BEGIN Data
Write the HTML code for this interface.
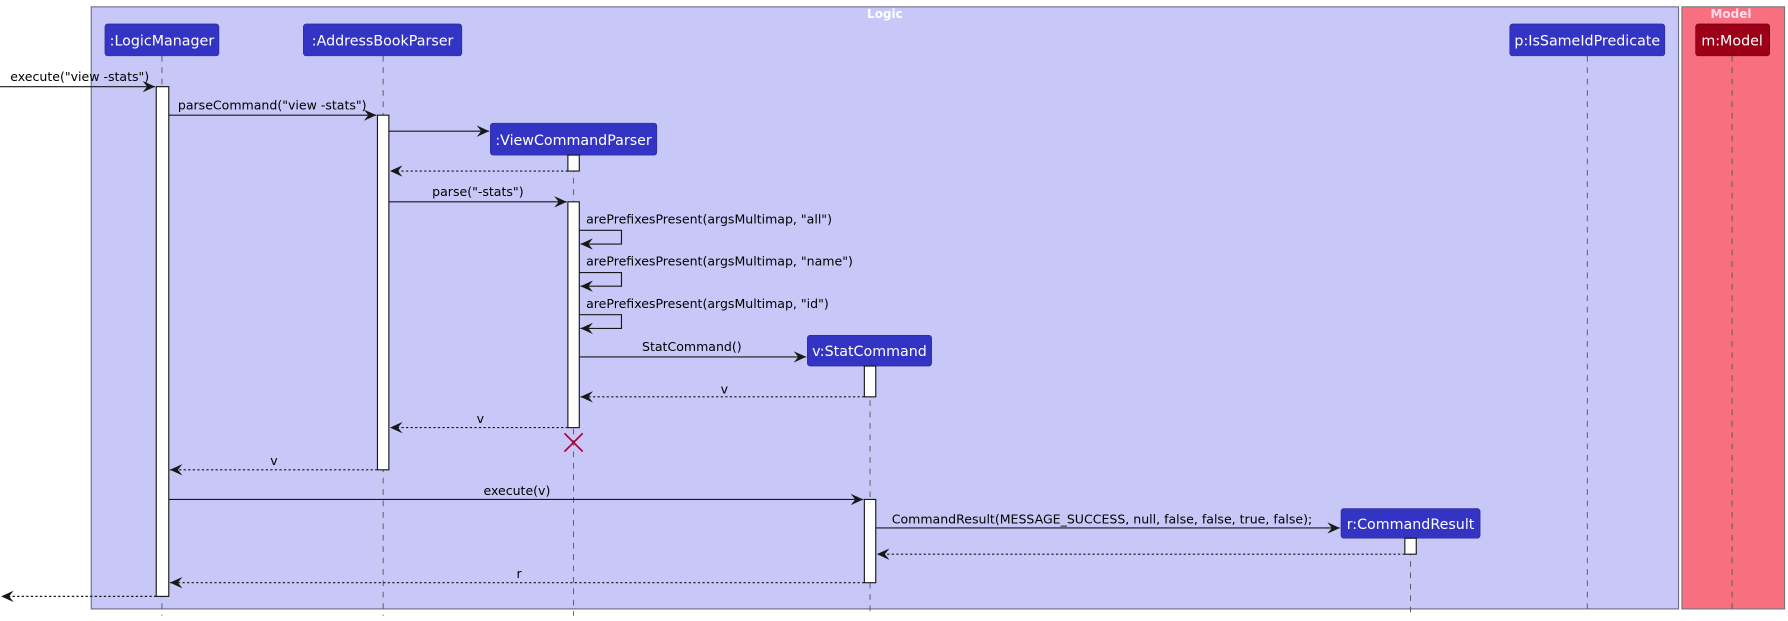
<!DOCTYPE html>
<html><head><meta charset="utf-8"><style>
html,body{margin:0;padding:0;background:#fff;width:1788px;height:621px;overflow:hidden}
text{font-family:"DejaVu Sans","Liberation Sans",sans-serif}
</style></head><body>
<svg width="1788" height="621" viewBox="0 0 1568 544.6" xmlns="http://www.w3.org/2000/svg">
<defs>
<marker id="a" viewBox="0 0 12 10" refX="11" refY="5" markerWidth="12" markerHeight="10" markerUnits="userSpaceOnUse" orient="auto"><path d="M0,0 L11,5 L0,10 L4,5 Z" fill="#181818"/></marker>
</defs>
<rect x="80" y="6" width="1392" height="528" fill="#C8C8F8" stroke="#6e6e88" stroke-width="1"/>
<text x="776" y="16" font-size="10.5" font-weight="bold" fill="#fff" text-anchor="middle">Logic</text>
<rect x="1475" y="6" width="90" height="528" fill="#F87080" stroke="#777" stroke-width="1"/>
<text x="1518" y="16" font-size="10.5" font-weight="bold" fill="#fde" text-anchor="middle">Model</text>
<g stroke="#555" stroke-width="0.8" stroke-dasharray="5,5">
<line x1="142" y1="49" x2="142" y2="540"/>
<line x1="336" y1="49" x2="336" y2="540"/>
<line x1="503" y1="136" x2="503" y2="540"/>
<line x1="763" y1="321" x2="763" y2="540"/>
<line x1="1237" y1="472" x2="1237" y2="540"/>
<line x1="1392" y1="49" x2="1392" y2="534"/>
<line x1="1519" y1="49" x2="1519" y2="534"/>
</g>
<g font-size="12.5" fill="#fff" text-anchor="middle">
<rect x="92" y="21" width="100" height="28" rx="2.5" fill="#3333C4" stroke="#262690" stroke-width="0.5"/><text x="142" y="40">:LogicManager</text>
<rect x="266" y="21" width="139" height="28" rx="2.5" fill="#3333C4" stroke="#262690" stroke-width="0.5"/><text x="335.5" y="40">:AddressBookParser</text>
<rect x="1324" y="21" width="136" height="28" rx="2.5" fill="#3333C4" stroke="#262690" stroke-width="0.5"/><text x="1392" y="40">p:IsSameIdPredicate</text>
<rect x="1487" y="21" width="65" height="28" rx="2.5" fill="#9B0018" stroke="#60000e" stroke-width="0.5"/><text x="1519" y="40">m:Model</text>
<rect x="430" y="108" width="146" height="28" rx="2.5" fill="#3333C4" stroke="#262690" stroke-width="0.5"/><text x="503" y="127">:ViewCommandParser</text>
<rect x="708" y="294" width="109" height="27" rx="2.5" fill="#3333C4" stroke="#262690" stroke-width="0.5"/><text x="762.5" y="312">v:StatCommand</text>
<rect x="1176" y="446" width="122" height="26" rx="2.5" fill="#3333C4" stroke="#262690" stroke-width="0.5"/><text x="1237" y="464">r:CommandResult</text>
</g>
<g fill="#fff" stroke="#181818" stroke-width="1">
<rect x="137" y="76" width="11" height="447"/>
<rect x="331" y="101" width="10" height="311"/>
<rect x="498" y="136" width="10" height="14"/>
<rect x="498" y="177" width="10" height="198"/>
<rect x="758" y="321" width="10" height="27"/>
<rect x="758" y="438" width="10" height="73"/>
<rect x="1232" y="472" width="10" height="14"/>
</g>
<g stroke="#181818" stroke-width="1" fill="none" marker-end="url(#a)">
<line x1="0" y1="76" x2="136" y2="76"/>
<line x1="148" y1="101" x2="330" y2="101"/>
<line x1="341" y1="115" x2="429" y2="115"/>
<line x1="498" y1="150" x2="342" y2="150" stroke-dasharray="2,2"/>
<line x1="341" y1="177" x2="497" y2="177"/>
<polyline points="508,202 545,202 545,214 509,214"/>
<polyline points="508,239 545,239 545,251 509,251"/>
<polyline points="508,276 545,276 545,288 509,288"/>
<line x1="508" y1="313" x2="707" y2="313"/>
<line x1="758" y1="348" x2="509" y2="348" stroke-dasharray="2,2"/>
<line x1="498" y1="375" x2="342" y2="375" stroke-dasharray="2,2"/>
<line x1="331" y1="412" x2="149" y2="412" stroke-dasharray="2,2"/>
<line x1="148" y1="438" x2="757" y2="438"/>
<line x1="768" y1="463" x2="1175" y2="463"/>
<line x1="1232" y1="486" x2="769" y2="486" stroke-dasharray="2,2"/>
<line x1="758" y1="511" x2="149" y2="511" stroke-dasharray="2,2"/>
<line x1="137" y1="523" x2="1" y2="523" stroke-dasharray="2,2"/>
</g>
<g stroke="#A80036" stroke-width="1.5"><line x1="495" y1="380" x2="511" y2="396"/><line x1="511" y1="380" x2="495" y2="396"/></g>
<g font-size="11" fill="#000">
<text x="9" y="71">execute("view -stats")</text>
<text x="156" y="96">parseCommand("view -stats")</text>
<text x="379" y="172">parse("-stats")</text>
<text x="514" y="196">arePrefixesPresent(argsMultimap, "all")</text>
<text x="514" y="233">arePrefixesPresent(argsMultimap, "name")</text>
<text x="514" y="270">arePrefixesPresent(argsMultimap, "id")</text>
<text x="563" y="308">StatCommand()</text>
<text x="632" y="345">v</text>
<text x="418" y="371">v</text>
<text x="237" y="408">v</text>
<text x="424" y="434">execute(v)</text>
<text x="782" y="459">CommandResult(MESSAGE_SUCCESS, null, false, false, true, false);</text>
<text x="453" y="507">r</text>
</g>
</svg>
</body></html>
END Data
## Given exercise
Word for word, quote the lines above. Omit the pictures.

## Reply to the task
Write the HTML code for this interface.
<!DOCTYPE html>
<html><head><meta charset="utf-8"><style>
html,body{margin:0;padding:0;background:#fff;width:1788px;height:621px;overflow:hidden}
text{font-family:"DejaVu Sans","Liberation Sans",sans-serif}
</style></head><body>
<svg width="1788" height="621" viewBox="0 0 1568 544.6" xmlns="http://www.w3.org/2000/svg">
<defs>
<marker id="a" viewBox="0 0 12 10" refX="11" refY="5" markerWidth="12" markerHeight="10" markerUnits="userSpaceOnUse" orient="auto"><path d="M0,0 L11,5 L0,10 L4,5 Z" fill="#181818"/></marker>
</defs>
<rect x="80" y="6" width="1392" height="528" fill="#C8C8F8" stroke="#6e6e88" stroke-width="1"/>
<text x="776" y="16" font-size="10.5" font-weight="bold" fill="#fff" text-anchor="middle">Logic</text>
<rect x="1475" y="6" width="90" height="528" fill="#F87080" stroke="#777" stroke-width="1"/>
<text x="1518" y="16" font-size="10.5" font-weight="bold" fill="#fde" text-anchor="middle">Model</text>
<g stroke="#555" stroke-width="0.8" stroke-dasharray="5,5">
<line x1="142" y1="49" x2="142" y2="540"/>
<line x1="336" y1="49" x2="336" y2="540"/>
<line x1="503" y1="136" x2="503" y2="540"/>
<line x1="763" y1="321" x2="763" y2="540"/>
<line x1="1237" y1="472" x2="1237" y2="540"/>
<line x1="1392" y1="49" x2="1392" y2="534"/>
<line x1="1519" y1="49" x2="1519" y2="534"/>
</g>
<g font-size="12.5" fill="#fff" text-anchor="middle">
<rect x="92" y="21" width="100" height="28" rx="2.5" fill="#3333C4" stroke="#262690" stroke-width="0.5"/><text x="142" y="40">:LogicManager</text>
<rect x="266" y="21" width="139" height="28" rx="2.5" fill="#3333C4" stroke="#262690" stroke-width="0.5"/><text x="335.5" y="40">:AddressBookParser</text>
<rect x="1324" y="21" width="136" height="28" rx="2.5" fill="#3333C4" stroke="#262690" stroke-width="0.5"/><text x="1392" y="40">p:IsSameIdPredicate</text>
<rect x="1487" y="21" width="65" height="28" rx="2.5" fill="#9B0018" stroke="#60000e" stroke-width="0.5"/><text x="1519" y="40">m:Model</text>
<rect x="430" y="108" width="146" height="28" rx="2.5" fill="#3333C4" stroke="#262690" stroke-width="0.5"/><text x="503" y="127">:ViewCommandParser</text>
<rect x="708" y="294" width="109" height="27" rx="2.5" fill="#3333C4" stroke="#262690" stroke-width="0.5"/><text x="762.5" y="312">v:StatCommand</text>
<rect x="1176" y="446" width="122" height="26" rx="2.5" fill="#3333C4" stroke="#262690" stroke-width="0.5"/><text x="1237" y="464">r:CommandResult</text>
</g>
<g fill="#fff" stroke="#181818" stroke-width="1">
<rect x="137" y="76" width="11" height="447"/>
<rect x="331" y="101" width="10" height="311"/>
<rect x="498" y="136" width="10" height="14"/>
<rect x="498" y="177" width="10" height="198"/>
<rect x="758" y="321" width="10" height="27"/>
<rect x="758" y="438" width="10" height="73"/>
<rect x="1232" y="472" width="10" height="14"/>
</g>
<g stroke="#181818" stroke-width="1" fill="none" marker-end="url(#a)">
<line x1="0" y1="76" x2="136" y2="76"/>
<line x1="148" y1="101" x2="330" y2="101"/>
<line x1="341" y1="115" x2="429" y2="115"/>
<line x1="498" y1="150" x2="342" y2="150" stroke-dasharray="2,2"/>
<line x1="341" y1="177" x2="497" y2="177"/>
<polyline points="508,202 545,202 545,214 509,214"/>
<polyline points="508,239 545,239 545,251 509,251"/>
<polyline points="508,276 545,276 545,288 509,288"/>
<line x1="508" y1="313" x2="707" y2="313"/>
<line x1="758" y1="348" x2="509" y2="348" stroke-dasharray="2,2"/>
<line x1="498" y1="375" x2="342" y2="375" stroke-dasharray="2,2"/>
<line x1="331" y1="412" x2="149" y2="412" stroke-dasharray="2,2"/>
<line x1="148" y1="438" x2="757" y2="438"/>
<line x1="768" y1="463" x2="1175" y2="463"/>
<line x1="1232" y1="486" x2="769" y2="486" stroke-dasharray="2,2"/>
<line x1="758" y1="511" x2="149" y2="511" stroke-dasharray="2,2"/>
<line x1="137" y1="523" x2="1" y2="523" stroke-dasharray="2,2"/>
</g>
<g stroke="#A80036" stroke-width="1.5"><line x1="495" y1="380" x2="511" y2="396"/><line x1="511" y1="380" x2="495" y2="396"/></g>
<g font-size="11" fill="#000">
<text x="9" y="71">execute("view -stats")</text>
<text x="156" y="96">parseCommand("view -stats")</text>
<text x="379" y="172">parse("-stats")</text>
<text x="514" y="196">arePrefixesPresent(argsMultimap, "all")</text>
<text x="514" y="233">arePrefixesPresent(argsMultimap, "name")</text>
<text x="514" y="270">arePrefixesPresent(argsMultimap, "id")</text>
<text x="563" y="308">StatCommand()</text>
<text x="632" y="345">v</text>
<text x="418" y="371">v</text>
<text x="237" y="408">v</text>
<text x="424" y="434">execute(v)</text>
<text x="782" y="459">CommandResult(MESSAGE_SUCCESS, null, false, false, true, false);</text>
<text x="453" y="507">r</text>
</g>
</svg>
</body></html>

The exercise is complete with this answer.